INFORMATION SHOWN:
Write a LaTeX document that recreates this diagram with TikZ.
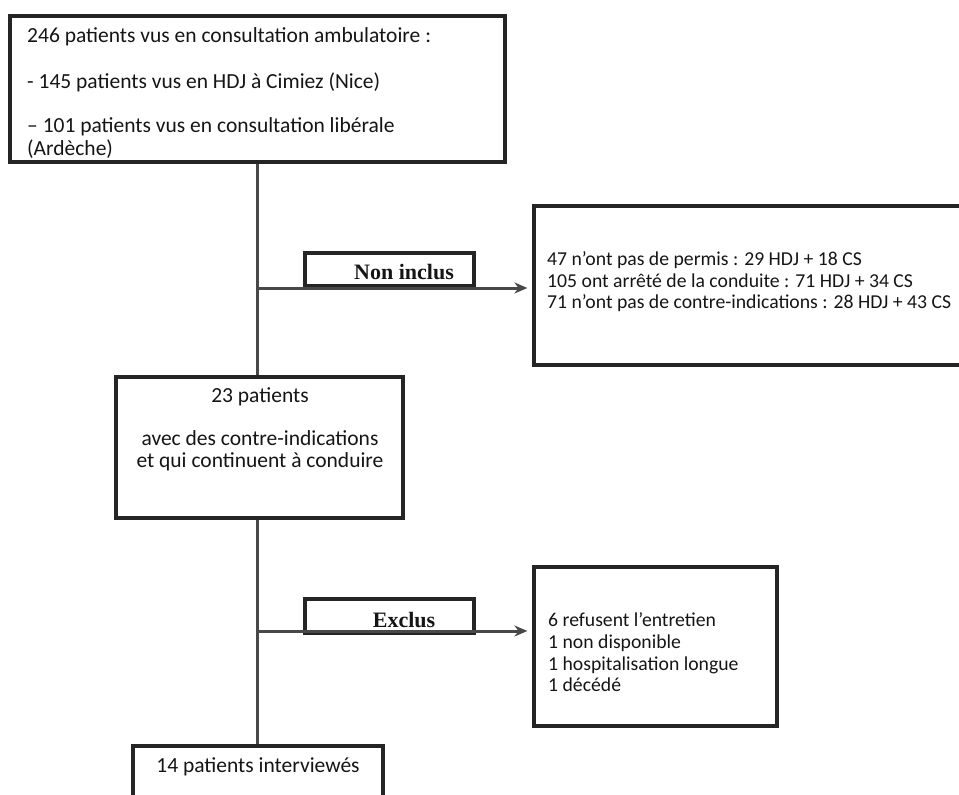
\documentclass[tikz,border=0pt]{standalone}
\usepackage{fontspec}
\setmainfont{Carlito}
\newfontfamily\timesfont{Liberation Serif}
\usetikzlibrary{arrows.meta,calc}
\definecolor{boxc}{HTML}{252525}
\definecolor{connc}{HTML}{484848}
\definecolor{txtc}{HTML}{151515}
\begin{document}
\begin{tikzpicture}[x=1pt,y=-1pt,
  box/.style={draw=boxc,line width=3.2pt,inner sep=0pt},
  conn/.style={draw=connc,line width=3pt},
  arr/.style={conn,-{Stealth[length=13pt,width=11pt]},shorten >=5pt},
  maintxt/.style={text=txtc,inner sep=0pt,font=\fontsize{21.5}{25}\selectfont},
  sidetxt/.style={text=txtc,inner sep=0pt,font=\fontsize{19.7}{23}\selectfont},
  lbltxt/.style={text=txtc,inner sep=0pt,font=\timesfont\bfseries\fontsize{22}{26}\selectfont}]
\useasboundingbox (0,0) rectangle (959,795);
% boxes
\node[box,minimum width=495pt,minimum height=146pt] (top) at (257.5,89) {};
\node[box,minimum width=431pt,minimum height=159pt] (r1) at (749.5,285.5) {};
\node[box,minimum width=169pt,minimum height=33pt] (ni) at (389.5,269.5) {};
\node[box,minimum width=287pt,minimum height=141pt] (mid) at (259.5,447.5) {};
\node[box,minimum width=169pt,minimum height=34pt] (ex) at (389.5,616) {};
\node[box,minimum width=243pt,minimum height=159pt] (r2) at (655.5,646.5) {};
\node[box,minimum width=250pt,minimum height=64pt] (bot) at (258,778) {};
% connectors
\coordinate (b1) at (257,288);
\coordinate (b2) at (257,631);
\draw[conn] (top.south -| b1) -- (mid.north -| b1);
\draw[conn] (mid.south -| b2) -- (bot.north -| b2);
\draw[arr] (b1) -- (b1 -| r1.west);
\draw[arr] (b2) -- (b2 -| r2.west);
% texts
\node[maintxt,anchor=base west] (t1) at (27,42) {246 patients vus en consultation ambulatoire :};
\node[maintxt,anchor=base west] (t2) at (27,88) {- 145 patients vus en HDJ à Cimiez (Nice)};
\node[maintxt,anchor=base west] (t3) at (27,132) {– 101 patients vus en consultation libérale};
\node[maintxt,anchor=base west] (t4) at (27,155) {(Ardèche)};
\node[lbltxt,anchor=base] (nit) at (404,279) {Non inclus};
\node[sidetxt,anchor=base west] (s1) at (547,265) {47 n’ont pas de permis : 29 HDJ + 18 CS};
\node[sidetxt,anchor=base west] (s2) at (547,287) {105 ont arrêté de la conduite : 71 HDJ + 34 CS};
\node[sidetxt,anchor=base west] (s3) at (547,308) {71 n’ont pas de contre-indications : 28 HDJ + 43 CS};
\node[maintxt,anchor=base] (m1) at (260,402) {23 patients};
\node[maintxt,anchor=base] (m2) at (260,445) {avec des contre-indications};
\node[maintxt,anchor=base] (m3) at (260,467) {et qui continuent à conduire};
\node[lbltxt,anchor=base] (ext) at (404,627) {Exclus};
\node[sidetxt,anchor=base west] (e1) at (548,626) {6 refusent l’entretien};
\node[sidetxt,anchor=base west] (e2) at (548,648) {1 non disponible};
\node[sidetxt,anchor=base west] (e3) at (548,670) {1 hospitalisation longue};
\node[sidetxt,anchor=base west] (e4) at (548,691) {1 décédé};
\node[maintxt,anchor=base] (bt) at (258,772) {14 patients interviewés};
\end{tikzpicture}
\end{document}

PROBLEM STATEMENT: Repeat the material exactly as it reads, without any of its pictures.

THE RESPONSE:
Write a LaTeX document that recreates this diagram with TikZ.
\documentclass[tikz,border=0pt]{standalone}
\usepackage{fontspec}
\setmainfont{Carlito}
\newfontfamily\timesfont{Liberation Serif}
\usetikzlibrary{arrows.meta,calc}
\definecolor{boxc}{HTML}{252525}
\definecolor{connc}{HTML}{484848}
\definecolor{txtc}{HTML}{151515}
\begin{document}
\begin{tikzpicture}[x=1pt,y=-1pt,
  box/.style={draw=boxc,line width=3.2pt,inner sep=0pt},
  conn/.style={draw=connc,line width=3pt},
  arr/.style={conn,-{Stealth[length=13pt,width=11pt]},shorten >=5pt},
  maintxt/.style={text=txtc,inner sep=0pt,font=\fontsize{21.5}{25}\selectfont},
  sidetxt/.style={text=txtc,inner sep=0pt,font=\fontsize{19.7}{23}\selectfont},
  lbltxt/.style={text=txtc,inner sep=0pt,font=\timesfont\bfseries\fontsize{22}{26}\selectfont}]
\useasboundingbox (0,0) rectangle (959,795);
% boxes
\node[box,minimum width=495pt,minimum height=146pt] (top) at (257.5,89) {};
\node[box,minimum width=431pt,minimum height=159pt] (r1) at (749.5,285.5) {};
\node[box,minimum width=169pt,minimum height=33pt] (ni) at (389.5,269.5) {};
\node[box,minimum width=287pt,minimum height=141pt] (mid) at (259.5,447.5) {};
\node[box,minimum width=169pt,minimum height=34pt] (ex) at (389.5,616) {};
\node[box,minimum width=243pt,minimum height=159pt] (r2) at (655.5,646.5) {};
\node[box,minimum width=250pt,minimum height=64pt] (bot) at (258,778) {};
% connectors
\coordinate (b1) at (257,288);
\coordinate (b2) at (257,631);
\draw[conn] (top.south -| b1) -- (mid.north -| b1);
\draw[conn] (mid.south -| b2) -- (bot.north -| b2);
\draw[arr] (b1) -- (b1 -| r1.west);
\draw[arr] (b2) -- (b2 -| r2.west);
% texts
\node[maintxt,anchor=base west] (t1) at (27,42) {246 patients vus en consultation ambulatoire :};
\node[maintxt,anchor=base west] (t2) at (27,88) {- 145 patients vus en HDJ à Cimiez (Nice)};
\node[maintxt,anchor=base west] (t3) at (27,132) {– 101 patients vus en consultation libérale};
\node[maintxt,anchor=base west] (t4) at (27,155) {(Ardèche)};
\node[lbltxt,anchor=base] (nit) at (404,279) {Non inclus};
\node[sidetxt,anchor=base west] (s1) at (547,265) {47 n’ont pas de permis : 29 HDJ + 18 CS};
\node[sidetxt,anchor=base west] (s2) at (547,287) {105 ont arrêté de la conduite : 71 HDJ + 34 CS};
\node[sidetxt,anchor=base west] (s3) at (547,308) {71 n’ont pas de contre-indications : 28 HDJ + 43 CS};
\node[maintxt,anchor=base] (m1) at (260,402) {23 patients};
\node[maintxt,anchor=base] (m2) at (260,445) {avec des contre-indications};
\node[maintxt,anchor=base] (m3) at (260,467) {et qui continuent à conduire};
\node[lbltxt,anchor=base] (ext) at (404,627) {Exclus};
\node[sidetxt,anchor=base west] (e1) at (548,626) {6 refusent l’entretien};
\node[sidetxt,anchor=base west] (e2) at (548,648) {1 non disponible};
\node[sidetxt,anchor=base west] (e3) at (548,670) {1 hospitalisation longue};
\node[sidetxt,anchor=base west] (e4) at (548,691) {1 décédé};
\node[maintxt,anchor=base] (bt) at (258,772) {14 patients interviewés};
\end{tikzpicture}
\end{document}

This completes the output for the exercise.